◆ **What this task involves**
Copy out the data below as written; omit any images.
════
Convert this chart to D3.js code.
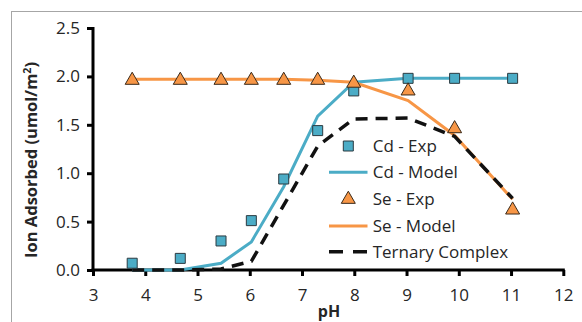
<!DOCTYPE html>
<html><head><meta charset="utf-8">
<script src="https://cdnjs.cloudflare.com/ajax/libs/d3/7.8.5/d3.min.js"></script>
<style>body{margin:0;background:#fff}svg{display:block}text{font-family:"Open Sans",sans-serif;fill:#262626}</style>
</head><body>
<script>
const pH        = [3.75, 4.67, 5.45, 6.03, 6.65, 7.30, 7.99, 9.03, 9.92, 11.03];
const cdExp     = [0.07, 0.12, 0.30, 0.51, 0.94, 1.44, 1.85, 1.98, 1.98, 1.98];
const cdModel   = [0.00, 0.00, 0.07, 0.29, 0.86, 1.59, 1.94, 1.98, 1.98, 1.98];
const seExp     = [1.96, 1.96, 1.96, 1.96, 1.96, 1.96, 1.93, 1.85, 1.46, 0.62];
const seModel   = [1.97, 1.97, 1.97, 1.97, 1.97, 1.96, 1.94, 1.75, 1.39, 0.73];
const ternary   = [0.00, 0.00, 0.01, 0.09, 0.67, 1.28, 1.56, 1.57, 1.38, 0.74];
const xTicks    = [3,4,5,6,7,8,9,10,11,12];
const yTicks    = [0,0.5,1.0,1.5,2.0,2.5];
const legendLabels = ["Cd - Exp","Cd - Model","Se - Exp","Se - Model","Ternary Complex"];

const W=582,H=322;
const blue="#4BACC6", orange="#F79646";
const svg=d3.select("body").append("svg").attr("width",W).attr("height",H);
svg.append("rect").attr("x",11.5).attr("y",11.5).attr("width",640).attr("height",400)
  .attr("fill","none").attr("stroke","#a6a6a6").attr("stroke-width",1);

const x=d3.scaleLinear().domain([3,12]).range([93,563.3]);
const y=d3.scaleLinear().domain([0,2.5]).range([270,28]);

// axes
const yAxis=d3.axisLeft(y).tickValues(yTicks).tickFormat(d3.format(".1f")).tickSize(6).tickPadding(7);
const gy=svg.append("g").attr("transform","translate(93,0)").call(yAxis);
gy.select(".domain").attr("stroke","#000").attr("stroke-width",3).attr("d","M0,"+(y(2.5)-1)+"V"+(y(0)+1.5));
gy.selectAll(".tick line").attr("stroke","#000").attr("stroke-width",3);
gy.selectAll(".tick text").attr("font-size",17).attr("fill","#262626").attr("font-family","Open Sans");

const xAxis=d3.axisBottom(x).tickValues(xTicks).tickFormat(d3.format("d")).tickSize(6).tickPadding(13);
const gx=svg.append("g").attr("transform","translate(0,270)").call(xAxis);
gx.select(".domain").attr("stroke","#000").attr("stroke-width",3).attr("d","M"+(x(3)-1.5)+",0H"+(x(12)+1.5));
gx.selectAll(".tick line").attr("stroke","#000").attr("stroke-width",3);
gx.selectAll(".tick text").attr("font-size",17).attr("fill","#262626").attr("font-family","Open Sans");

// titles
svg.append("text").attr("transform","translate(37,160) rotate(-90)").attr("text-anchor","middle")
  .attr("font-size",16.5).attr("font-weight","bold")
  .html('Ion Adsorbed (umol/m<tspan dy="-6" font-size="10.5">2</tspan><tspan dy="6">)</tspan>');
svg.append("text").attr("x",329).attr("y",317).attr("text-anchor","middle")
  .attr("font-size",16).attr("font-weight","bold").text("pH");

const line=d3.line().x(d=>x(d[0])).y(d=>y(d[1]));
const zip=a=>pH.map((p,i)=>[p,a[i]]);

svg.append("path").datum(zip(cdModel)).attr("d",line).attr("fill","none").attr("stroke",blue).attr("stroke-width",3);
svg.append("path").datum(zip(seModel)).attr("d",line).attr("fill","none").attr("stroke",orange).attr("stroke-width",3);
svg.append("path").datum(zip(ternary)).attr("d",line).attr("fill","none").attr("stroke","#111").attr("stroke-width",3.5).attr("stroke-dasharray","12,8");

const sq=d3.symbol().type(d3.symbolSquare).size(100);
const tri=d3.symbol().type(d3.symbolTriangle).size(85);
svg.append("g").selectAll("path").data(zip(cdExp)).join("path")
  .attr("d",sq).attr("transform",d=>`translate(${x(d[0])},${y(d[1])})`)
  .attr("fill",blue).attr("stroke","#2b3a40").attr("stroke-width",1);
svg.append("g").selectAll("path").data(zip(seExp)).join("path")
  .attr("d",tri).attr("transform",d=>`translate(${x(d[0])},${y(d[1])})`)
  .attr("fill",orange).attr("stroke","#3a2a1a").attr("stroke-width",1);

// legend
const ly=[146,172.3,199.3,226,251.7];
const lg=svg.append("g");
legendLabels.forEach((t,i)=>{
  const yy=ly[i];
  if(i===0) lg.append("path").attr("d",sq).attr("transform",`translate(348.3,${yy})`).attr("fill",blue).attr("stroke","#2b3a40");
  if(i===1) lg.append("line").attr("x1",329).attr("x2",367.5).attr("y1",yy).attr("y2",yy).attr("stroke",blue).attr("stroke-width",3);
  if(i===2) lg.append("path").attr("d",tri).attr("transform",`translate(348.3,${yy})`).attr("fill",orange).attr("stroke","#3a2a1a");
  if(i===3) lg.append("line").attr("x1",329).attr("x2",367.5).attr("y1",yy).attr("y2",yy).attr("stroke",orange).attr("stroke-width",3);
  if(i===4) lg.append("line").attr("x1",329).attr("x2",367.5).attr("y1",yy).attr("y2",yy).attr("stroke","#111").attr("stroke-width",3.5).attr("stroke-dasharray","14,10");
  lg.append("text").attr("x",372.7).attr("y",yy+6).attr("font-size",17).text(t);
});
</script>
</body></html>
════
◆ **Exercise solution**
Convert this chart to D3.js code.
<!DOCTYPE html>
<html><head><meta charset="utf-8">
<script src="https://cdnjs.cloudflare.com/ajax/libs/d3/7.8.5/d3.min.js"></script>
<style>body{margin:0;background:#fff}svg{display:block}text{font-family:"Open Sans",sans-serif;fill:#262626}</style>
</head><body>
<script>
const pH        = [3.75, 4.67, 5.45, 6.03, 6.65, 7.30, 7.99, 9.03, 9.92, 11.03];
const cdExp     = [0.07, 0.12, 0.30, 0.51, 0.94, 1.44, 1.85, 1.98, 1.98, 1.98];
const cdModel   = [0.00, 0.00, 0.07, 0.29, 0.86, 1.59, 1.94, 1.98, 1.98, 1.98];
const seExp     = [1.96, 1.96, 1.96, 1.96, 1.96, 1.96, 1.93, 1.85, 1.46, 0.62];
const seModel   = [1.97, 1.97, 1.97, 1.97, 1.97, 1.96, 1.94, 1.75, 1.39, 0.73];
const ternary   = [0.00, 0.00, 0.01, 0.09, 0.67, 1.28, 1.56, 1.57, 1.38, 0.74];
const xTicks    = [3,4,5,6,7,8,9,10,11,12];
const yTicks    = [0,0.5,1.0,1.5,2.0,2.5];
const legendLabels = ["Cd - Exp","Cd - Model","Se - Exp","Se - Model","Ternary Complex"];

const W=582,H=322;
const blue="#4BACC6", orange="#F79646";
const svg=d3.select("body").append("svg").attr("width",W).attr("height",H);
svg.append("rect").attr("x",11.5).attr("y",11.5).attr("width",640).attr("height",400)
  .attr("fill","none").attr("stroke","#a6a6a6").attr("stroke-width",1);

const x=d3.scaleLinear().domain([3,12]).range([93,563.3]);
const y=d3.scaleLinear().domain([0,2.5]).range([270,28]);

// axes
const yAxis=d3.axisLeft(y).tickValues(yTicks).tickFormat(d3.format(".1f")).tickSize(6).tickPadding(7);
const gy=svg.append("g").attr("transform","translate(93,0)").call(yAxis);
gy.select(".domain").attr("stroke","#000").attr("stroke-width",3).attr("d","M0,"+(y(2.5)-1)+"V"+(y(0)+1.5));
gy.selectAll(".tick line").attr("stroke","#000").attr("stroke-width",3);
gy.selectAll(".tick text").attr("font-size",17).attr("fill","#262626").attr("font-family","Open Sans");

const xAxis=d3.axisBottom(x).tickValues(xTicks).tickFormat(d3.format("d")).tickSize(6).tickPadding(13);
const gx=svg.append("g").attr("transform","translate(0,270)").call(xAxis);
gx.select(".domain").attr("stroke","#000").attr("stroke-width",3).attr("d","M"+(x(3)-1.5)+",0H"+(x(12)+1.5));
gx.selectAll(".tick line").attr("stroke","#000").attr("stroke-width",3);
gx.selectAll(".tick text").attr("font-size",17).attr("fill","#262626").attr("font-family","Open Sans");

// titles
svg.append("text").attr("transform","translate(37,160) rotate(-90)").attr("text-anchor","middle")
  .attr("font-size",16.5).attr("font-weight","bold")
  .html('Ion Adsorbed (umol/m<tspan dy="-6" font-size="10.5">2</tspan><tspan dy="6">)</tspan>');
svg.append("text").attr("x",329).attr("y",317).attr("text-anchor","middle")
  .attr("font-size",16).attr("font-weight","bold").text("pH");

const line=d3.line().x(d=>x(d[0])).y(d=>y(d[1]));
const zip=a=>pH.map((p,i)=>[p,a[i]]);

svg.append("path").datum(zip(cdModel)).attr("d",line).attr("fill","none").attr("stroke",blue).attr("stroke-width",3);
svg.append("path").datum(zip(seModel)).attr("d",line).attr("fill","none").attr("stroke",orange).attr("stroke-width",3);
svg.append("path").datum(zip(ternary)).attr("d",line).attr("fill","none").attr("stroke","#111").attr("stroke-width",3.5).attr("stroke-dasharray","12,8");

const sq=d3.symbol().type(d3.symbolSquare).size(100);
const tri=d3.symbol().type(d3.symbolTriangle).size(85);
svg.append("g").selectAll("path").data(zip(cdExp)).join("path")
  .attr("d",sq).attr("transform",d=>`translate(${x(d[0])},${y(d[1])})`)
  .attr("fill",blue).attr("stroke","#2b3a40").attr("stroke-width",1);
svg.append("g").selectAll("path").data(zip(seExp)).join("path")
  .attr("d",tri).attr("transform",d=>`translate(${x(d[0])},${y(d[1])})`)
  .attr("fill",orange).attr("stroke","#3a2a1a").attr("stroke-width",1);

// legend
const ly=[146,172.3,199.3,226,251.7];
const lg=svg.append("g");
legendLabels.forEach((t,i)=>{
  const yy=ly[i];
  if(i===0) lg.append("path").attr("d",sq).attr("transform",`translate(348.3,${yy})`).attr("fill",blue).attr("stroke","#2b3a40");
  if(i===1) lg.append("line").attr("x1",329).attr("x2",367.5).attr("y1",yy).attr("y2",yy).attr("stroke",blue).attr("stroke-width",3);
  if(i===2) lg.append("path").attr("d",tri).attr("transform",`translate(348.3,${yy})`).attr("fill",orange).attr("stroke","#3a2a1a");
  if(i===3) lg.append("line").attr("x1",329).attr("x2",367.5).attr("y1",yy).attr("y2",yy).attr("stroke",orange).attr("stroke-width",3);
  if(i===4) lg.append("line").attr("x1",329).attr("x2",367.5).attr("y1",yy).attr("y2",yy).attr("stroke","#111").attr("stroke-width",3.5).attr("stroke-dasharray","14,10");
  lg.append("text").attr("x",372.7).attr("y",yy+6).attr("font-size",17).text(t);
});
</script>
</body></html>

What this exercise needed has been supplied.